- [STORED DATA]:
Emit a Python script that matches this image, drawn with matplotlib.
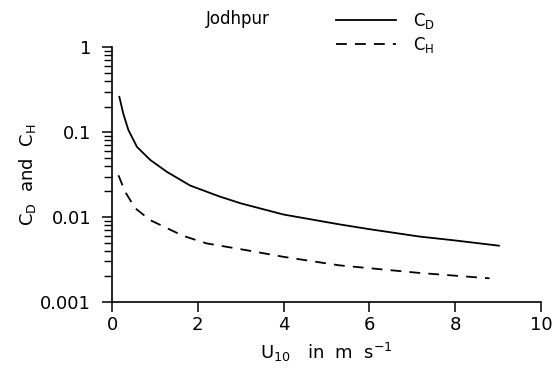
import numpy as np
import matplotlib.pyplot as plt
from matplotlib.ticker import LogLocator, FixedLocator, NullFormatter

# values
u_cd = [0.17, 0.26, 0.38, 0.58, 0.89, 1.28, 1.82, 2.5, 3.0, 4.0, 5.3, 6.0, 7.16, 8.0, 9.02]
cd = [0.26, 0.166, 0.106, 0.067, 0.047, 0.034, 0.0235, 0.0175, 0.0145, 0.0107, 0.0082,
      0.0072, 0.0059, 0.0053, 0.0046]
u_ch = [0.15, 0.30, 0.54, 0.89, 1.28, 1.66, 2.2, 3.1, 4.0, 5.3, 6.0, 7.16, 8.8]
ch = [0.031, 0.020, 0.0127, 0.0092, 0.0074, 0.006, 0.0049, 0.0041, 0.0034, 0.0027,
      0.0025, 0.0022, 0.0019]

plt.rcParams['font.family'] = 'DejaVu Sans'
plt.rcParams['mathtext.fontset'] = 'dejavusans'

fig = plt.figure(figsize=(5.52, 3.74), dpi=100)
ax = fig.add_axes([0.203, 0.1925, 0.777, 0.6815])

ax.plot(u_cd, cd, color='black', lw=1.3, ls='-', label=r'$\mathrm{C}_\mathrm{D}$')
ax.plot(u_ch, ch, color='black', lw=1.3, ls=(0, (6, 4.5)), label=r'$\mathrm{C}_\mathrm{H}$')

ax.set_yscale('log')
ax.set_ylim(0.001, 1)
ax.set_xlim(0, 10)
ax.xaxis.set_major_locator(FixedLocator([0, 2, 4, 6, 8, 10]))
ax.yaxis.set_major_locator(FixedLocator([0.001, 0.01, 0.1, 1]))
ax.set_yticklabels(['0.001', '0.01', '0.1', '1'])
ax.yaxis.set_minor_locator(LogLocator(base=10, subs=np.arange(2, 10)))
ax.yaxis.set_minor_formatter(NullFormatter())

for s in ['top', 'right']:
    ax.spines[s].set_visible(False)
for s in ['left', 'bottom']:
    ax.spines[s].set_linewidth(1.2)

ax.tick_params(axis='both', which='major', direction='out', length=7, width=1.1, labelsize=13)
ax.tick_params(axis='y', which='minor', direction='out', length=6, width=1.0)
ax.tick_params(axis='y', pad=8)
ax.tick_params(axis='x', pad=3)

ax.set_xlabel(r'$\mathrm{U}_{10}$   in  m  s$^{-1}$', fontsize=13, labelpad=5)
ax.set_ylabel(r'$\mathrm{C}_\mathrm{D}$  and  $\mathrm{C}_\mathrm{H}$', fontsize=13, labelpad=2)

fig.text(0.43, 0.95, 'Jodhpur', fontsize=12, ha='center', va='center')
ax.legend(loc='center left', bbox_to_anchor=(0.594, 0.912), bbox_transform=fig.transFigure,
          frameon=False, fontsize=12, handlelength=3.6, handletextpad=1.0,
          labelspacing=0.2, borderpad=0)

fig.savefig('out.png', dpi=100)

- [WRITTEN PROBLEM]: Exactly as written, please give again the lines from the beginning of the listing through the line containing "ax.tick_params(axis='x', pad=3)", inclusive, without any pictures.

- [CORRECT OUTPUT]:
Emit a Python script that matches this image, drawn with matplotlib.
import numpy as np
import matplotlib.pyplot as plt
from matplotlib.ticker import LogLocator, FixedLocator, NullFormatter

# values
u_cd = [0.17, 0.26, 0.38, 0.58, 0.89, 1.28, 1.82, 2.5, 3.0, 4.0, 5.3, 6.0, 7.16, 8.0, 9.02]
cd = [0.26, 0.166, 0.106, 0.067, 0.047, 0.034, 0.0235, 0.0175, 0.0145, 0.0107, 0.0082,
      0.0072, 0.0059, 0.0053, 0.0046]
u_ch = [0.15, 0.30, 0.54, 0.89, 1.28, 1.66, 2.2, 3.1, 4.0, 5.3, 6.0, 7.16, 8.8]
ch = [0.031, 0.020, 0.0127, 0.0092, 0.0074, 0.006, 0.0049, 0.0041, 0.0034, 0.0027,
      0.0025, 0.0022, 0.0019]

plt.rcParams['font.family'] = 'DejaVu Sans'
plt.rcParams['mathtext.fontset'] = 'dejavusans'

fig = plt.figure(figsize=(5.52, 3.74), dpi=100)
ax = fig.add_axes([0.203, 0.1925, 0.777, 0.6815])

ax.plot(u_cd, cd, color='black', lw=1.3, ls='-', label=r'$\mathrm{C}_\mathrm{D}$')
ax.plot(u_ch, ch, color='black', lw=1.3, ls=(0, (6, 4.5)), label=r'$\mathrm{C}_\mathrm{H}$')

ax.set_yscale('log')
ax.set_ylim(0.001, 1)
ax.set_xlim(0, 10)
ax.xaxis.set_major_locator(FixedLocator([0, 2, 4, 6, 8, 10]))
ax.yaxis.set_major_locator(FixedLocator([0.001, 0.01, 0.1, 1]))
ax.set_yticklabels(['0.001', '0.01', '0.1', '1'])
ax.yaxis.set_minor_locator(LogLocator(base=10, subs=np.arange(2, 10)))
ax.yaxis.set_minor_formatter(NullFormatter())

for s in ['top', 'right']:
    ax.spines[s].set_visible(False)
for s in ['left', 'bottom']:
    ax.spines[s].set_linewidth(1.2)

ax.tick_params(axis='both', which='major', direction='out', length=7, width=1.1, labelsize=13)
ax.tick_params(axis='y', which='minor', direction='out', length=6, width=1.0)
ax.tick_params(axis='y', pad=8)
ax.tick_params(axis='x', pad=3)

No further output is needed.